I went to my first appointment and heard a heartbeat, a surprise that made me weep.
March 2005, Catie came into the world, a full two pounds lighter than her siblings had been. She had big blue eyes, and loved to snuggle. Holding her with Will and Ellie brought me indescribable joy. Embracing each of them now still does.
Light. Color. Joy.
A lot of times, when we think of rainbows, they are in these terms. We consider them a sign of hope after something difficult has happened. But there are times, too, when we get to see a rainbow with radiant colors cast across the heavens in a way that brings joy and delight.
This has been the case, in my life, over the last year.
About this time in 2021, Will told Enoch and me about a desire to start using different pronouns. It was after a breakup, and we were checking in to see how things were going. We could tell something was bothering Will, and I made a joke saying nothing would surprise us except, maybe, if there was an attraction to guys.
Dear reader, there was. There is. Will is nonbinary.
I had a lot of learning to do in regards to this (including how to think before speaking). It became clear to me how much I liked those little boxes and it took my brain a good amount of work to break that organizational system. And thankfully, Will has been very patient with me, from helping me learn about the nonbinary flag to being willing to talk about what this looks like for them.
One of the best examples was when they asked how we decide who is the most feminine among a group of women-identifying people? How do we decide who is the most masculine? I have also been doing a lot of work to understand two-spirit people from indigenous cultures.
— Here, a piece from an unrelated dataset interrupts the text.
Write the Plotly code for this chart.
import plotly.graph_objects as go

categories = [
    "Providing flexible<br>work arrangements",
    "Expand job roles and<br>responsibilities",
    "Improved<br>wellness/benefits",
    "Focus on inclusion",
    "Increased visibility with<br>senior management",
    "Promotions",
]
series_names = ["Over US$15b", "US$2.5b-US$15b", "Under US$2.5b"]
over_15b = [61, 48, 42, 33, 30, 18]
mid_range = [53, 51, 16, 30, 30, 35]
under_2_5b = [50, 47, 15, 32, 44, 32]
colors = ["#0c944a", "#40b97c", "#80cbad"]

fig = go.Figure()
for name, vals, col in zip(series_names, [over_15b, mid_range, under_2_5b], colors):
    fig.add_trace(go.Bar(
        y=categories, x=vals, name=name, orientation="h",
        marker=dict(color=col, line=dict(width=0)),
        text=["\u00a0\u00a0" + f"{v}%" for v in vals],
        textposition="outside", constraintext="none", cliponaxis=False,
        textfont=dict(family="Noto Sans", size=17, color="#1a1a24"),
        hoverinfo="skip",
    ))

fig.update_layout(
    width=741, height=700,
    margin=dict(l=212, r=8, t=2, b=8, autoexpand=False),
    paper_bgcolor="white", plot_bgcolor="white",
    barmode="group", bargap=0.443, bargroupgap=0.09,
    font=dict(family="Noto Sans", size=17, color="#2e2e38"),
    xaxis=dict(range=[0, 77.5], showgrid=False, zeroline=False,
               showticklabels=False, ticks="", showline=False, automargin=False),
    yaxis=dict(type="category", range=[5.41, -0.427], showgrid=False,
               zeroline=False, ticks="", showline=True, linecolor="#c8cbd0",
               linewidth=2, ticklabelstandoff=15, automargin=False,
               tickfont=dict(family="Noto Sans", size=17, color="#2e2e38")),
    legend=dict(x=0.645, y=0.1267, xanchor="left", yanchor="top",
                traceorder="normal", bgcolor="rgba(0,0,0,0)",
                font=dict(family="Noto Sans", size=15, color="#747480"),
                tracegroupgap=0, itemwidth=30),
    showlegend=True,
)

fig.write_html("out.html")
But the very VERY best thing about all of this is the light that was missing in their eyes for a little while came back. This year, when they turned 21, I asked how they came to understand these were the pronouns for them. They went through a process of not being sure who they were and had several friends who suggested seeing if the assigned at birth pronouns felt right. There was a disconnect so they started experimenting with others. As they told me, “When I thought of myself in terms of they/them pronouns, it just made me happy.”
Light. Color. Joy.
In September, I got a text from Ellie saying, “So, just wanted to update you real quick - if you’re totally shocked by this well… SURPRISE! I’m definitely at least a little bit gay.”
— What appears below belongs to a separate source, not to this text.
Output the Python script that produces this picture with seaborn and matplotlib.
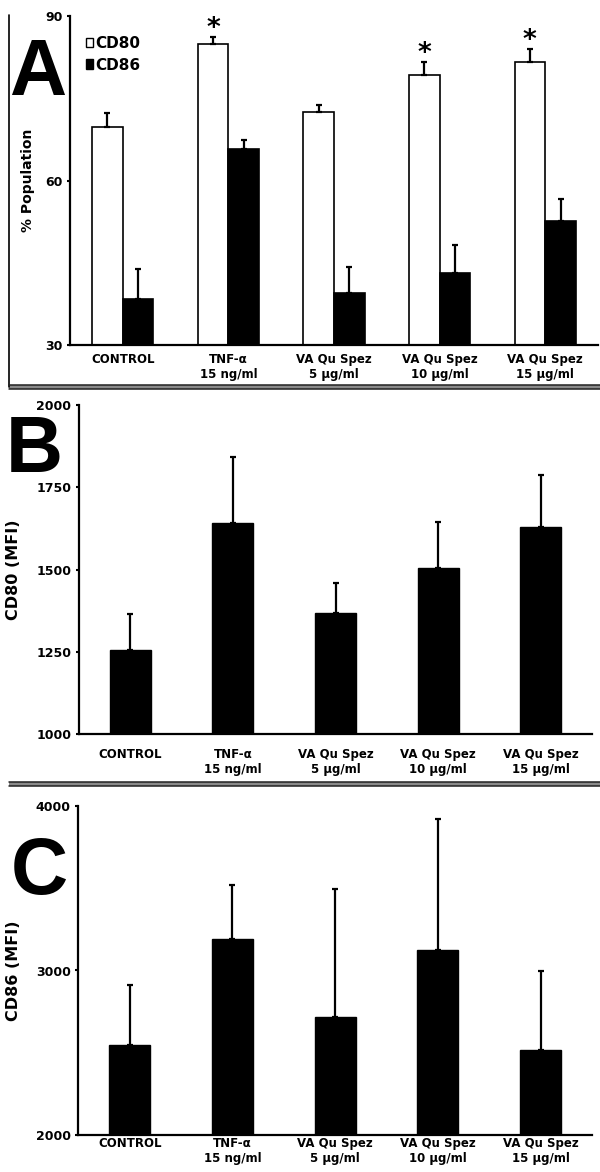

I don’t like the stereotypes we put around people – that if someone likes to dress a certain way or prefers to participate in certain things, then people around them “just knew it”. When I think about the variations of cishet people I know, there’s no “look” and that’s the same for a lot of people in the LGBTQ community. However, as Ellie has come to understand herself better, she has started celebrating looking totally gay because she feels like, for the first time in her life, she gets to show up on the outside as she has felt on the inside for a while.
Light. Color. Joy.
I would never have the audacity to say the work that Will and Ellie did to come to terms with who they are was a colorful light of joy.
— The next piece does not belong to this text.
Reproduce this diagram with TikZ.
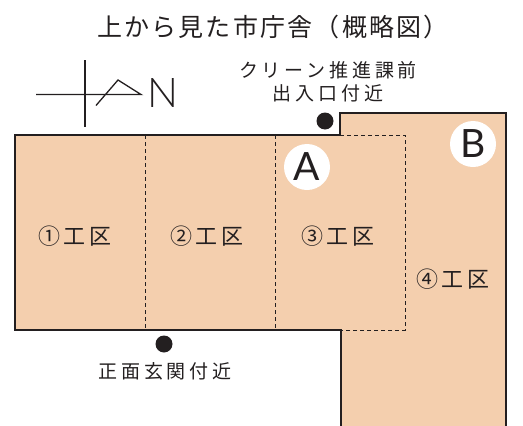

They had to wrestle with the way they may or may not be accepted in various communities who had been quick to love when they presented a particular way but likely wouldn’t continue to view so fondly.
They had to soul search and ponder as ideas they’d heard at the church we had attended suggested their authenticity was a sin, and would likely lead to severances of relationships.
They both knew for quite a while before they told me, and it is one of my deepest honors that they have opted to share their journey to a whole self with their mom who still has a lot of learn.
Above all, I’m soul-deep proud of them and love them with all my heart.